Kamis, 26 Oktober 2017

Tradisi Saprahan Kota Pontianak




PEMBAHASAN

A.      Tradisi Adat Saprahan Suku Melayu Pontianak
Kata Saprahan sudah asing terdengar di telinga masyarakat Kalbar, padahal kata ini adalah sebuah jamuan makan yang melibatkan banyak orang yang duduk di dalam satu barisan, saling berhadapan dalam duduk satu kebersamaan.

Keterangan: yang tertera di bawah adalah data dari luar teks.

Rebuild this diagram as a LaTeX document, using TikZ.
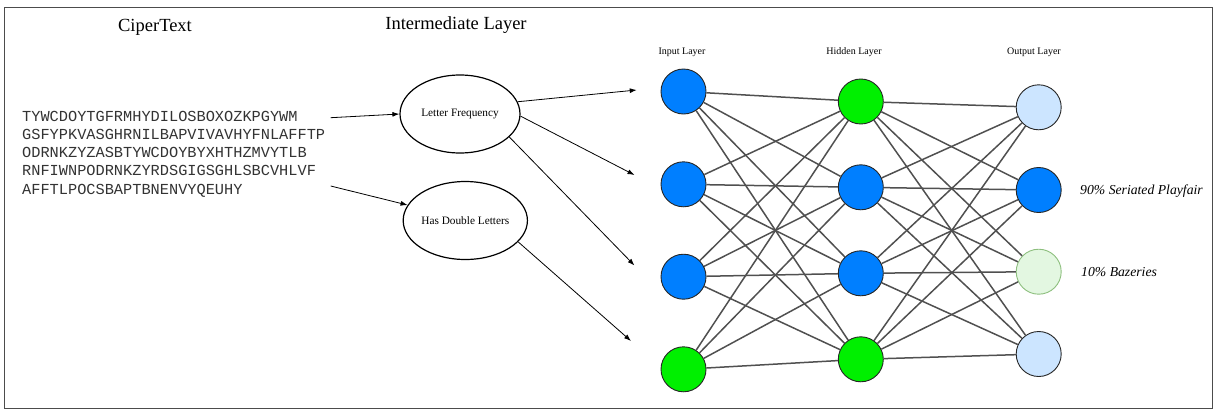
\documentclass[tikz,border=0pt]{standalone}
\usepackage{fontspec}
\setmainfont{Liberation Serif}
\setmonofont{Liberation Mono}
\usetikzlibrary{arrows.meta,shapes.geometric}
\definecolor{nnblue}{HTML}{007FFF}
\definecolor{nngreen}{HTML}{00F000}
\definecolor{nnlblue}{HTML}{CCE5FF}
\definecolor{nnlgreen}{HTML}{E3F7E1}
\definecolor{nnlgreenb}{HTML}{8DBF7E}
\definecolor{edgegray}{HTML}{505050}
\begin{document}
\begin{tikzpicture}[x=1pt,y=-1pt,
  neuron/.style={circle, minimum size=45pt, inner sep=0pt, draw=black!85, line width=0.9pt},
  feat/.style={ellipse, draw, line width=1.2pt, minimum width=120pt, minimum height=78pt, inner sep=0pt, font=\fontsize{11.3}{13}\selectfont},
  arr/.style={-{Latex[length=7pt,width=5pt]}, line width=0.8pt},
  conn/.style={draw=edgegray, line width=1.5pt},
  titletext/.style={font=\fontsize{18.5}{22}\selectfont, inner sep=0pt},
  layerlbl/.style={font=\fontsize{10}{12}\selectfont, inner sep=0pt},
  result/.style={font=\fontsize{13.7}{16}\selectfont\itshape, anchor=west, inner sep=0pt}
]
\useasboundingbox (0,0) rectangle (1215,410);
\draw[line width=1pt, draw=black!70] (4.5,7) rectangle (1212.5,408);

% titles
\node[titletext] (tct) at (155,27) {CiperText};
\node[titletext] (til) at (456,25) {Intermediate Layer};

% ciphertext
\node[anchor=north west, inner sep=0pt, align=left, text=black!80, font=\ttfamily\fontsize{15.3}{18.3}\selectfont] (ct) at (22,110.6)
{TYWCDOYTGFRMHYDILOSBOXOZKPGYWM\\
GSFYPKVASGHRNILBAPVIVAVHYFNLAFFTP\\
ODRNKZYZASBTYWCDOYBYXHTHZMVYTLB\\
RNFIWNPODRNKZYRDSGIGSGHLSBCVHLVF\\
AFFTLPOCSBAPTBNENVYQEUHY};

% features
\node[feat] (lf) at (460,114) {Letter Frequency};
\node[feat] (hdl) at (465.3,220.5) {Has Double Letters};

\coordinate (s1) at (330.7,117.7);
\coordinate (s2) at (330.7,186);
\coordinate (t1) at (636.7,90);
\coordinate (t2) at (634.5,175);
\coordinate (t3) at (634.5,265.5);
\coordinate (t4) at (631,341);

\draw[arr] (s1) -- (lf.180);
\draw[arr] (s2) -- (hdl.165);
\draw[arr] (lf.12) -- (t1);
\draw[arr] (lf.-2) -- (t2);
\draw[arr] (lf.-25) -- (t3);
\draw[arr] (hdl.-22) -- (t4);

% layer labels
\node[layerlbl] (li) at (682,52) {Input Layer};
\node[layerlbl] (lh) at (854,52) {Hidden Layer};
\node[layerlbl] (lo) at (1034,52) {Output Layer};

% neurons
\node[neuron, fill=nnblue] (i1) at (683.5,91.5) {};
\node[neuron, fill=nnblue] (i2) at (683.5,184.3) {};
\node[neuron, fill=nnblue] (i3) at (683.5,276.7) {};
\node[neuron, fill=nngreen] (i4) at (683.5,369.3) {};
\node[neuron, fill=nngreen] (h1) at (860.8,101.5) {};
\node[neuron, fill=nnblue] (h2) at (860.8,187.3) {};
\node[neuron, fill=nnblue] (h3) at (860.8,273.3) {};
\node[neuron, fill=nngreen] (h4) at (860.8,359.3) {};
\node[neuron, fill=nnlblue] (o1) at (1038.7,107.3) {};
\node[neuron, fill=nnblue] (o2) at (1038.7,190) {};
\node[neuron, fill=nnlgreen, draw=nnlgreenb] (o3) at (1038.7,271.7) {};
\node[neuron, fill=nnlblue] (o4) at (1038.7,354) {};

\foreach \a in {1,2,3,4}{
  \foreach \b in {1,2,3,4}{
    \draw[conn] (i\a) -- (h\b);
    \draw[conn] (h\a) -- (o\b);
  }
}

% results
\node[result] (r1) at (1080,191) {90\% Seriated Playfair};
\node[result] (r2) at (1081,272) {10\% Bazeries};
\end{tikzpicture}
\end{document}
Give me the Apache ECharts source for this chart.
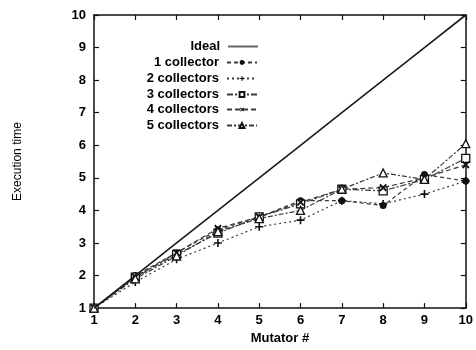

Masa kini tradisi tersebut telah berganti menjadi sebuah trend baru prasmanan, dimana sulit untuk mempertemukan sekelompok orang atau masyarakat dalam satu majelis, saling berbagi rasa tanpa syak swangka, saling berhadapan sembari menikmati hidangan makanan di hadapannya.
Tradisi yang dibuat penuh dengan syarat nilai-nilai di dalam kehidupan masyarakat kini telah bergeser dari acara yang sebenarnya, jika kita lihat pada masa kini yang duduk di dalam satu majelis sudah tidak bisa membedakan dan tidak mengetahui posisi masing-masing menurut struktur social didalam masyarakat hal ini akan semakin sumbang jika yang saling berhadapan adalah bukan dari ahlul bait akan tetapi juga bukan muhrimnya sehingga eksestensi nilai di dalam kebersamaan akan menjadi suasana yang berbeda. Bagi pria dan wanita tentunya ada perbedaan di dalam majelis dan bagi bukan muhrim dapat dilakukan secara bergantian, terkecuali dalam jamuan keluarga, akan tetapi di dalam masyarakat yang datang dari berbagai lapisan harus dipahami, ya tau dirilah! Kita harus berada dimana?. Pemisahan ini bahwa di dalam tradisi Islam dilarang keras untuk duduk bersama yang bukan muhrim.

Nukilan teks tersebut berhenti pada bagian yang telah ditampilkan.